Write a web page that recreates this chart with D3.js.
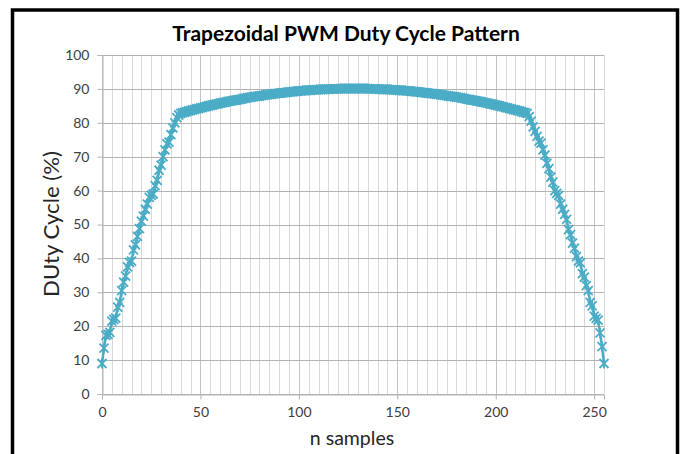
<!DOCTYPE html>
<html>
<head>
<meta charset="utf-8">
<script src="https://cdn.jsdelivr.net/npm/d3@7"></script>
<style>
    body { margin: 0; background: #fff; }
    text { font-family: Lato, "Open Sans", sans-serif; }
</style>
</head>
<body>
<div id="pwm-view"></div>
<script>
// samples 0..39, steep rise
const rampUp = [
    9.0, 13.5, 17.3, 17.6, 18.2, 21.5, 22.0, 22.4, 25.6, 27.0,
    30.5, 33.0, 34.8, 37.5, 38.8, 39.2, 42.5, 44.0, 46.5, 48.8,
    51.0, 52.5, 54.5, 56.0, 58.0, 58.6, 59.0, 61.5, 63.0, 66.0,
    67.5, 70.0, 72.0, 73.8, 74.3, 76.5, 78.5, 80.0, 81.5, 82.3
];
// samples 40..216, the flat top
const plateau = [
    82.8, 83.0, 83.1, 83.3, 83.5, 83.6, 83.8, 83.9, 84.1, 84.2,
    84.4, 84.5, 84.7, 84.8, 85.0, 85.1, 85.2, 85.4, 85.5, 85.6,
    85.8, 85.9, 86.0, 86.1, 86.3, 86.4, 86.5, 86.6, 86.7, 86.8,
    86.9, 87.0, 87.2, 87.3, 87.4, 87.5, 87.6, 87.7, 87.8, 87.8,
    87.9, 88.0, 88.1, 88.2, 88.3, 88.4, 88.4, 88.5, 88.6, 88.7,
    88.7, 88.8, 88.9, 88.9, 89.0, 89.1, 89.1, 89.2, 89.3, 89.3,
    89.4, 89.4, 89.5, 89.5, 89.6, 89.6, 89.6, 89.7, 89.7, 89.8,
    89.8, 89.8, 89.9, 89.9, 89.9, 89.9, 90.0, 90.0, 90.0, 90.0,
    90.0, 90.1, 90.1, 90.1, 90.1, 90.1, 90.1, 90.1, 90.1,
    90.1, 90.1, 90.1, 90.1, 90.1, 90.1, 90.1, 90.0, 90.0, 90.0,
    90.0, 90.0, 89.9, 89.9, 89.9, 89.9, 89.8, 89.8, 89.8, 89.7,
    89.7, 89.6, 89.6, 89.6, 89.5, 89.5, 89.4, 89.4, 89.3, 89.3,
    89.2, 89.1, 89.1, 89.0, 88.9, 88.9, 88.8, 88.7, 88.7, 88.6,
    88.5, 88.4, 88.4, 88.3, 88.2, 88.1, 88.0, 87.9, 87.8, 87.8,
    87.7, 87.6, 87.5, 87.4, 87.3, 87.2, 87.0, 86.9, 86.8, 86.7,
    86.6, 86.5, 86.4, 86.3, 86.1, 86.0, 85.9, 85.8, 85.6, 85.5,
    85.4, 85.2, 85.1, 85.0, 84.8, 84.7, 84.5, 84.4, 84.2, 84.1,
    83.9, 83.8, 83.6, 83.5, 83.3, 83.1, 83.0, 82.8
];
// samples 217..255, steep fall
const rampDown = [
    81.8, 80.5, 78.8, 77.5, 76.0, 74.6, 74.0, 72.0, 70.5, 68.0,
    66.5, 64.0, 62.5, 60.0, 59.2, 58.6, 56.0, 54.5, 53.0, 51.5,
    48.5, 47.0, 44.5, 43.0, 40.5, 39.2, 38.7, 35.5, 34.5, 32.0,
    30.5, 27.0, 26.0, 23.0, 22.3, 21.8, 18.0, 14.0, 9.0
];

const xTicks = [0, 50, 100, 150, 200, 250];
const xGrid = d3.range(0, 256, 5);
const yTicks = [0, 10, 20, 30, 40, 50, 60, 70, 80, 90, 100];

const title = 'Trapezoidal PWM Duty Cycle Pattern';
const xTitle = 'n samples';
const yTitle = 'DUty Cycle (%)';

const dutyCycle = rampUp.concat(plateau, rampDown);


const drawPattern = function () {
    const width = 682;
    const height = 454;
    const margin = {left: 102, right: 78, top: 55, bottom: 60};
    const color = '#4bacc6';

    const svg = d3.select('#pwm-view').append('svg')
        .attr('width', width)
        .attr('height', height);

    // outer frame
    svg.append('rect')
        .attr('x', 12.5).attr('y', 10)
        .attr('width', 665).attr('height', 470)
        .attr('fill', 'none')
        .attr('stroke', '#000')
        .attr('stroke-width', 3.5);

    const x = d3.scaleLinear()
        .domain([0, 255])
        .range([margin.left, width - margin.right]);
    const y = d3.scaleLinear()
        .domain([0, 100])
        .range([height - margin.bottom, margin.top]);

    // vertical grid
    svg.append('g')
        .selectAll('line')
        .data(xGrid)
        .join('line')
        .attr('x1', d => Math.round(x(d)) + 0.5)
        .attr('x2', d => Math.round(x(d)) + 0.5)
        .attr('y1', y(0))
        .attr('y2', y(100))
        .attr('stroke', d => d % 50 === 0 ? '#c4c4c4' : '#d9d9d9')
        .attr('stroke-width', 1);

    // horizontal grid
    svg.append('g')
        .selectAll('line')
        .data(yTicks)
        .join('line')
        .attr('x1', x(0))
        .attr('x2', x(255))
        .attr('y1', d => Math.round(y(d)) + 0.5)
        .attr('y2', d => Math.round(y(d)) + 0.5)
        .attr('stroke', '#b3b3b3')
        .attr('stroke-width', 1);

    const xAxis = svg.append('g')
        .attr('transform', `translate(0,${Math.round(y(0)) + 0.5})`)
        .call(d3.axisBottom(x).tickValues(xTicks).tickSize(5).tickPadding(8));
    const yAxis = svg.append('g')
        .attr('transform', `translate(${Math.round(x(0)) + 0.5},0)`)
        .call(d3.axisLeft(y).tickValues(yTicks).tickSize(5).tickPadding(8));

    [xAxis, yAxis].forEach(function (a) {
        a.select('.domain').attr('stroke', '#b3b3b3');
        a.selectAll('.tick line').attr('stroke', '#b3b3b3');
        a.selectAll('.tick text')
            .attr('fill', '#404040')
            .style('font-family', 'Lato, sans-serif')
            .style('font-size', '14px');
    });

    const line = d3.line()
        .x((d, i) => x(i))
        .y(d => y(d));

    svg.append('path')
        .datum(dutyCycle)
        .attr('d', line)
        .attr('fill', 'none')
        .attr('stroke', color)
        .attr('stroke-width', 2.5)
        .attr('stroke-linejoin', 'round');

    // star markers
    const star = 'M-4.5,-4.5L4.5,4.5M-4.5,4.5L4.5,-4.5M0,-5L0,5';
    svg.append('g')
        .selectAll('path')
        .data(dutyCycle)
        .join('path')
        .attr('transform', (d, i) => `translate(${x(i)},${y(d)})`)
        .attr('d', star)
        .attr('fill', 'none')
        .attr('stroke', color)
        .attr('stroke-width', 1.8);

    svg.append('text')
        .attr('x', 346).attr('y', 41)
        .attr('text-anchor', 'middle')
        .style('font-size', '21px')
        .style('font-weight', 'bold')
        .attr('fill', '#000')
        .text(title);

    svg.append('text')
        .attr('x', 352).attr('y', 445)
        .attr('text-anchor', 'middle')
        .style('font-size', '19.5px')
        .attr('fill', '#262626')
        .text(xTitle);

    svg.append('text')
        .attr('transform', 'translate(59,224) rotate(-90)')
        .attr('text-anchor', 'middle')
        .attr('textLength', 146)
        .attr('lengthAdjust', 'spacingAndGlyphs')
        .style('font-size', '21px')
        .attr('fill', '#262626')
        .text(yTitle);
};

drawPattern();
</script>
</body>
</html>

■ ■ ■ ■ ■ ■ ■

**Your instructions:**
Transcribe the preceding listing in its entirety and with exact wording, leaving out pictures.

**Expected answer:**
Write a web page that recreates this chart with D3.js.
<!DOCTYPE html>
<html>
<head>
<meta charset="utf-8">
<script src="https://cdn.jsdelivr.net/npm/d3@7"></script>
<style>
    body { margin: 0; background: #fff; }
    text { font-family: Lato, "Open Sans", sans-serif; }
</style>
</head>
<body>
<div id="pwm-view"></div>
<script>
// samples 0..39, steep rise
const rampUp = [
    9.0, 13.5, 17.3, 17.6, 18.2, 21.5, 22.0, 22.4, 25.6, 27.0,
    30.5, 33.0, 34.8, 37.5, 38.8, 39.2, 42.5, 44.0, 46.5, 48.8,
    51.0, 52.5, 54.5, 56.0, 58.0, 58.6, 59.0, 61.5, 63.0, 66.0,
    67.5, 70.0, 72.0, 73.8, 74.3, 76.5, 78.5, 80.0, 81.5, 82.3
];
// samples 40..216, the flat top
const plateau = [
    82.8, 83.0, 83.1, 83.3, 83.5, 83.6, 83.8, 83.9, 84.1, 84.2,
    84.4, 84.5, 84.7, 84.8, 85.0, 85.1, 85.2, 85.4, 85.5, 85.6,
    85.8, 85.9, 86.0, 86.1, 86.3, 86.4, 86.5, 86.6, 86.7, 86.8,
    86.9, 87.0, 87.2, 87.3, 87.4, 87.5, 87.6, 87.7, 87.8, 87.8,
    87.9, 88.0, 88.1, 88.2, 88.3, 88.4, 88.4, 88.5, 88.6, 88.7,
    88.7, 88.8, 88.9, 88.9, 89.0, 89.1, 89.1, 89.2, 89.3, 89.3,
    89.4, 89.4, 89.5, 89.5, 89.6, 89.6, 89.6, 89.7, 89.7, 89.8,
    89.8, 89.8, 89.9, 89.9, 89.9, 89.9, 90.0, 90.0, 90.0, 90.0,
    90.0, 90.1, 90.1, 90.1, 90.1, 90.1, 90.1, 90.1, 90.1,
    90.1, 90.1, 90.1, 90.1, 90.1, 90.1, 90.1, 90.0, 90.0, 90.0,
    90.0, 90.0, 89.9, 89.9, 89.9, 89.9, 89.8, 89.8, 89.8, 89.7,
    89.7, 89.6, 89.6, 89.6, 89.5, 89.5, 89.4, 89.4, 89.3, 89.3,
    89.2, 89.1, 89.1, 89.0, 88.9, 88.9, 88.8, 88.7, 88.7, 88.6,
    88.5, 88.4, 88.4, 88.3, 88.2, 88.1, 88.0, 87.9, 87.8, 87.8,
    87.7, 87.6, 87.5, 87.4, 87.3, 87.2, 87.0, 86.9, 86.8, 86.7,
    86.6, 86.5, 86.4, 86.3, 86.1, 86.0, 85.9, 85.8, 85.6, 85.5,
    85.4, 85.2, 85.1, 85.0, 84.8, 84.7, 84.5, 84.4, 84.2, 84.1,
    83.9, 83.8, 83.6, 83.5, 83.3, 83.1, 83.0, 82.8
];
// samples 217..255, steep fall
const rampDown = [
    81.8, 80.5, 78.8, 77.5, 76.0, 74.6, 74.0, 72.0, 70.5, 68.0,
    66.5, 64.0, 62.5, 60.0, 59.2, 58.6, 56.0, 54.5, 53.0, 51.5,
    48.5, 47.0, 44.5, 43.0, 40.5, 39.2, 38.7, 35.5, 34.5, 32.0,
    30.5, 27.0, 26.0, 23.0, 22.3, 21.8, 18.0, 14.0, 9.0
];

const xTicks = [0, 50, 100, 150, 200, 250];
const xGrid = d3.range(0, 256, 5);
const yTicks = [0, 10, 20, 30, 40, 50, 60, 70, 80, 90, 100];

const title = 'Trapezoidal PWM Duty Cycle Pattern';
const xTitle = 'n samples';
const yTitle = 'DUty Cycle (%)';

const dutyCycle = rampUp.concat(plateau, rampDown);


const drawPattern = function () {
    const width = 682;
    const height = 454;
    const margin = {left: 102, right: 78, top: 55, bottom: 60};
    const color = '#4bacc6';

    const svg = d3.select('#pwm-view').append('svg')
        .attr('width', width)
        .attr('height', height);

    // outer frame
    svg.append('rect')
        .attr('x', 12.5).attr('y', 10)
        .attr('width', 665).attr('height', 470)
        .attr('fill', 'none')
        .attr('stroke', '#000')
        .attr('stroke-width', 3.5);

    const x = d3.scaleLinear()
        .domain([0, 255])
        .range([margin.left, width - margin.right]);
    const y = d3.scaleLinear()
        .domain([0, 100])
        .range([height - margin.bottom, margin.top]);

    // vertical grid
    svg.append('g')
        .selectAll('line')
        .data(xGrid)
        .join('line')
        .attr('x1', d => Math.round(x(d)) + 0.5)
        .attr('x2', d => Math.round(x(d)) + 0.5)
        .attr('y1', y(0))
        .attr('y2', y(100))
        .attr('stroke', d => d % 50 === 0 ? '#c4c4c4' : '#d9d9d9')
        .attr('stroke-width', 1);

    // horizontal grid
    svg.append('g')
        .selectAll('line')
        .data(yTicks)
        .join('line')
        .attr('x1', x(0))
        .attr('x2', x(255))
        .attr('y1', d => Math.round(y(d)) + 0.5)
        .attr('y2', d => Math.round(y(d)) + 0.5)
        .attr('stroke', '#b3b3b3')
        .attr('stroke-width', 1);

    const xAxis = svg.append('g')
        .attr('transform', `translate(0,${Math.round(y(0)) + 0.5})`)
        .call(d3.axisBottom(x).tickValues(xTicks).tickSize(5).tickPadding(8));
    const yAxis = svg.append('g')
        .attr('transform', `translate(${Math.round(x(0)) + 0.5},0)`)
        .call(d3.axisLeft(y).tickValues(yTicks).tickSize(5).tickPadding(8));

    [xAxis, yAxis].forEach(function (a) {
        a.select('.domain').attr('stroke', '#b3b3b3');
        a.selectAll('.tick line').attr('stroke', '#b3b3b3');
        a.selectAll('.tick text')
            .attr('fill', '#404040')
            .style('font-family', 'Lato, sans-serif')
            .style('font-size', '14px');
    });

    const line = d3.line()
        .x((d, i) => x(i))
        .y(d => y(d));

    svg.append('path')
        .datum(dutyCycle)
        .attr('d', line)
        .attr('fill', 'none')
        .attr('stroke', color)
        .attr('stroke-width', 2.5)
        .attr('stroke-linejoin', 'round');

    // star markers
    const star = 'M-4.5,-4.5L4.5,4.5M-4.5,4.5L4.5,-4.5M0,-5L0,5';
    svg.append('g')
        .selectAll('path')
        .data(dutyCycle)
        .join('path')
        .attr('transform', (d, i) => `translate(${x(i)},${y(d)})`)
        .attr('d', star)
        .attr('fill', 'none')
        .attr('stroke', color)
        .attr('stroke-width', 1.8);

    svg.append('text')
        .attr('x', 346).attr('y', 41)
        .attr('text-anchor', 'middle')
        .style('font-size', '21px')
        .style('font-weight', 'bold')
        .attr('fill', '#000')
        .text(title);

    svg.append('text')
        .attr('x', 352).attr('y', 445)
        .attr('text-anchor', 'middle')
        .style('font-size', '19.5px')
        .attr('fill', '#262626')
        .text(xTitle);

    svg.append('text')
        .attr('transform', 'translate(59,224) rotate(-90)')
        .attr('text-anchor', 'middle')
        .attr('textLength', 146)
        .attr('lengthAdjust', 'spacingAndGlyphs')
        .style('font-size', '21px')
        .attr('fill', '#262626')
        .text(yTitle);
};

drawPattern();
</script>
</body>
</html>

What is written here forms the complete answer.